Diabetes patients suffer poor mental health, warns charity
People with diabetes are twice as likely to experience depression and need more support with their mental health, Diabetes Scotland has said.
In a new report, a survey for the charity of more than 2,000 adults across the UK with different types of diabetes revealed three quarters who needed mental health support could not access it.
Meanwhile, seven out of ten people with diabetes also reported that they are not helped to talk about their emotional wellbeing by their specialists.
Diabetes Scotland made series of recommendations for the Scottish Government, including more psychological support for those with the condition.
The link between diabetes and mental health was made in the Scottish Government’s 2014 improvement plan, but Diabetes Scotland said this had not translated into uniform action across Scotland.
The charity called for diabetes to be explicitly added to the current ten-year mental health strategy and national standards to be put in place.
Angela Mitchell, Director, Diabetes Scotland, said: “The day-to-day demands of managing diabetes can be a constant struggle affecting people’s emotional wellbeing and mental health. People tell us that struggling emotionally can make it even more difficult to keep on top of self-management.”
She added: “Mental health and physical health go hand in hand, but services for people with diabetes don’t always reflect this.

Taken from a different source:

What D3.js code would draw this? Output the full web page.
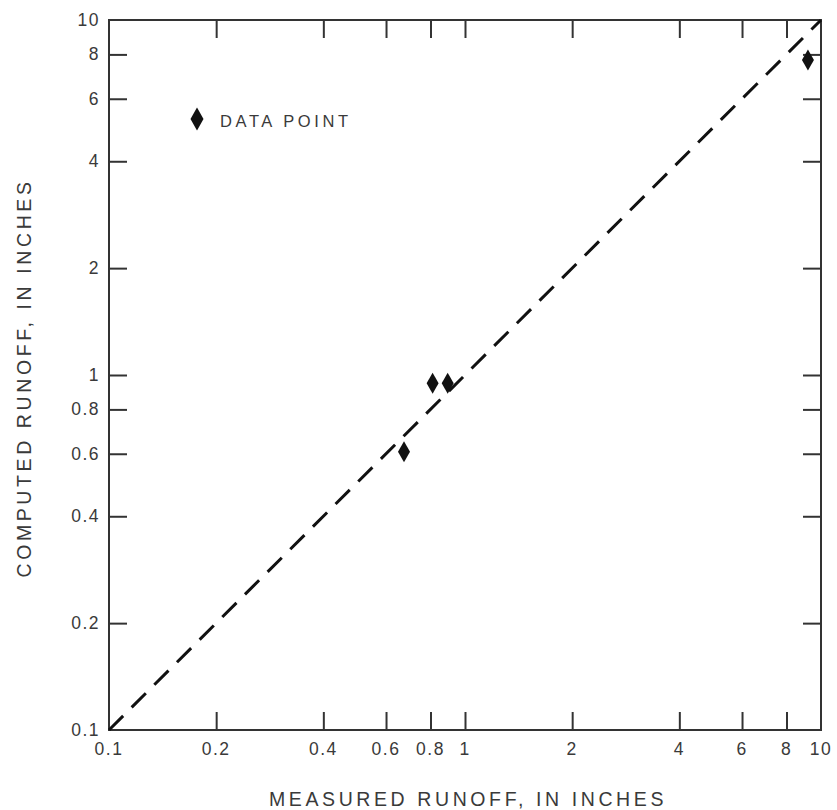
<!DOCTYPE html>
<html>
<head>
<meta charset="utf-8">
<script src="https://cdn.jsdelivr.net/npm/d3@7"></script>
<style>
  html, body { margin: 0; padding: 0; background: #fff; }
  svg { display: block; }
  text { font-family: "Liberation Sans", Arial, sans-serif; fill: #3a3a3a; }
</style>
</head>
<body>
<svg id="chart" width="837" height="810"></svg>
<script>
// Data
const measured = [0.674, 0.811, 0.894, 9.19];
const computed = [0.608, 0.948, 0.948, 7.71];
const xTicks = [0.1, 0.2, 0.4, 0.6, 0.8, 1, 2, 4, 6, 8, 10];
const yTicks = [0.1, 0.2, 0.4, 0.6, 0.8, 1, 2, 4, 6, 8, 10];
const tickLabels = ["0.1", "0.2", "0.4", "0.6", "0.8", "1", "2", "4", "6", "8", "10"];
const lineOfEquality = [0.1, 10];
const xTitle = "MEASURED RUNOFF, IN INCHES";
const yTitle = "COMPUTED RUNOFF, IN INCHES";
const legendLabel = "DATA POINT";

const svg = d3.select("#chart");
const L = 109, R = 821, T = 20, B = 730;
const x = d3.scaleLog().domain([0.1, 10]).range([L, R]);
const y = d3.scaleLog().domain([0.1, 10]).range([B, T]);
const ink = "#333";
const fmt = d => tickLabels[xTicks.indexOf(d)];

// Axes (ticks pointing inward on all sides)
const tl = 18;
const gB = svg.append("g").attr("transform", `translate(0,${B})`)
  .call(d3.axisTop(x).tickValues(xTicks).tickFormat("").tickSizeInner(tl).tickSizeOuter(0));
const gT = svg.append("g").attr("transform", `translate(0,${T})`)
  .call(d3.axisBottom(x).tickValues(xTicks).tickFormat("").tickSizeInner(tl).tickSizeOuter(0));
const gL = svg.append("g").attr("transform", `translate(${L},0)`)
  .call(d3.axisRight(y).tickValues(yTicks).tickFormat("").tickSizeInner(tl).tickSizeOuter(0));
const gR = svg.append("g").attr("transform", `translate(${R},0)`)
  .call(d3.axisLeft(y).tickValues(yTicks).tickFormat("").tickSizeInner(tl).tickSizeOuter(0));
[gB, gT, gL, gR].forEach(g => {
  g.selectAll("path.domain").remove();
  g.selectAll(".tick line").attr("stroke", ink).attr("stroke-width", 2);
  g.selectAll(".tick").filter(d => d === 0.1 || d === 10).remove();
});

// frame
svg.append("rect").attr("x", L).attr("y", T).attr("width", R - L).attr("height", B - T)
  .attr("fill", "none").attr("stroke", ink).attr("stroke-width", 2);

// tick labels
svg.append("g").selectAll("text").data(xTicks).join("text")
  .attr("x", d => x(d)).attr("y", 755)
  .attr("text-anchor", "middle").attr("font-size", 17.5).attr("letter-spacing", 1.5)
  .text(fmt);
svg.append("g").selectAll("text").data(yTicks).join("text")
  .attr("x", 100).attr("y", d => y(d) + 6)
  .attr("text-anchor", "end").attr("font-size", 17.5).attr("letter-spacing", 1.5)
  .text(fmt);

// line of equality
svg.append("line")
  .attr("x1", x(lineOfEquality[0])).attr("y1", y(lineOfEquality[0]))
  .attr("x2", x(lineOfEquality[1])).attr("y2", y(lineOfEquality[1]))
  .attr("stroke", "#111").attr("stroke-width", 3).attr("stroke-dasharray", "20,12");

// diamonds
const diamond = (cx, cy, w, h) => `M${cx},${cy - h / 2}L${cx + w / 2},${cy}L${cx},${cy + h / 2}L${cx - w / 2},${cy}Z`;
svg.append("g").selectAll("path").data(measured.map((m, i) => [m, computed[i]])).join("path")
  .attr("d", d => diamond(x(d[0]), y(d[1]), 12, 21))
  .attr("fill", "#111");

// legend
svg.append("path").attr("d", diamond(197, 119, 13, 23)).attr("fill", "#111");
svg.append("text").attr("x", 220).attr("y", 127).attr("font-size", 16.5)
  .attr("letter-spacing", 3.6).text(legendLabel);

// axis titles
svg.append("text").attr("x", (L + R) / 2 + 3).attr("y", 806)
  .attr("text-anchor", "middle").attr("font-size", 19.5).attr("letter-spacing", 3.6)
  .text(xTitle);
svg.append("text").attr("transform", `translate(31,${(T + B) / 2 + 3}) rotate(-90)`)
  .attr("text-anchor", "middle").attr("font-size", 19.5).attr("letter-spacing", 3.6)
  .text(yTitle);
</script>
</body>
</html>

“We need to bridge the divide between physical and mental health services to ensure those with emotional and psychological difficulties related to their condition do not have their needs overlooked.
“It is critical that all diabetes care sees and supports the whole person and explores what matters most to them.”
Diabetes affects one in twenty-five people in Scotland, with rising rates among those with Type 2, which is linked to lifestyle. Around 12 per cent of diabetics have Type 1, which is caused by a deficient immune system.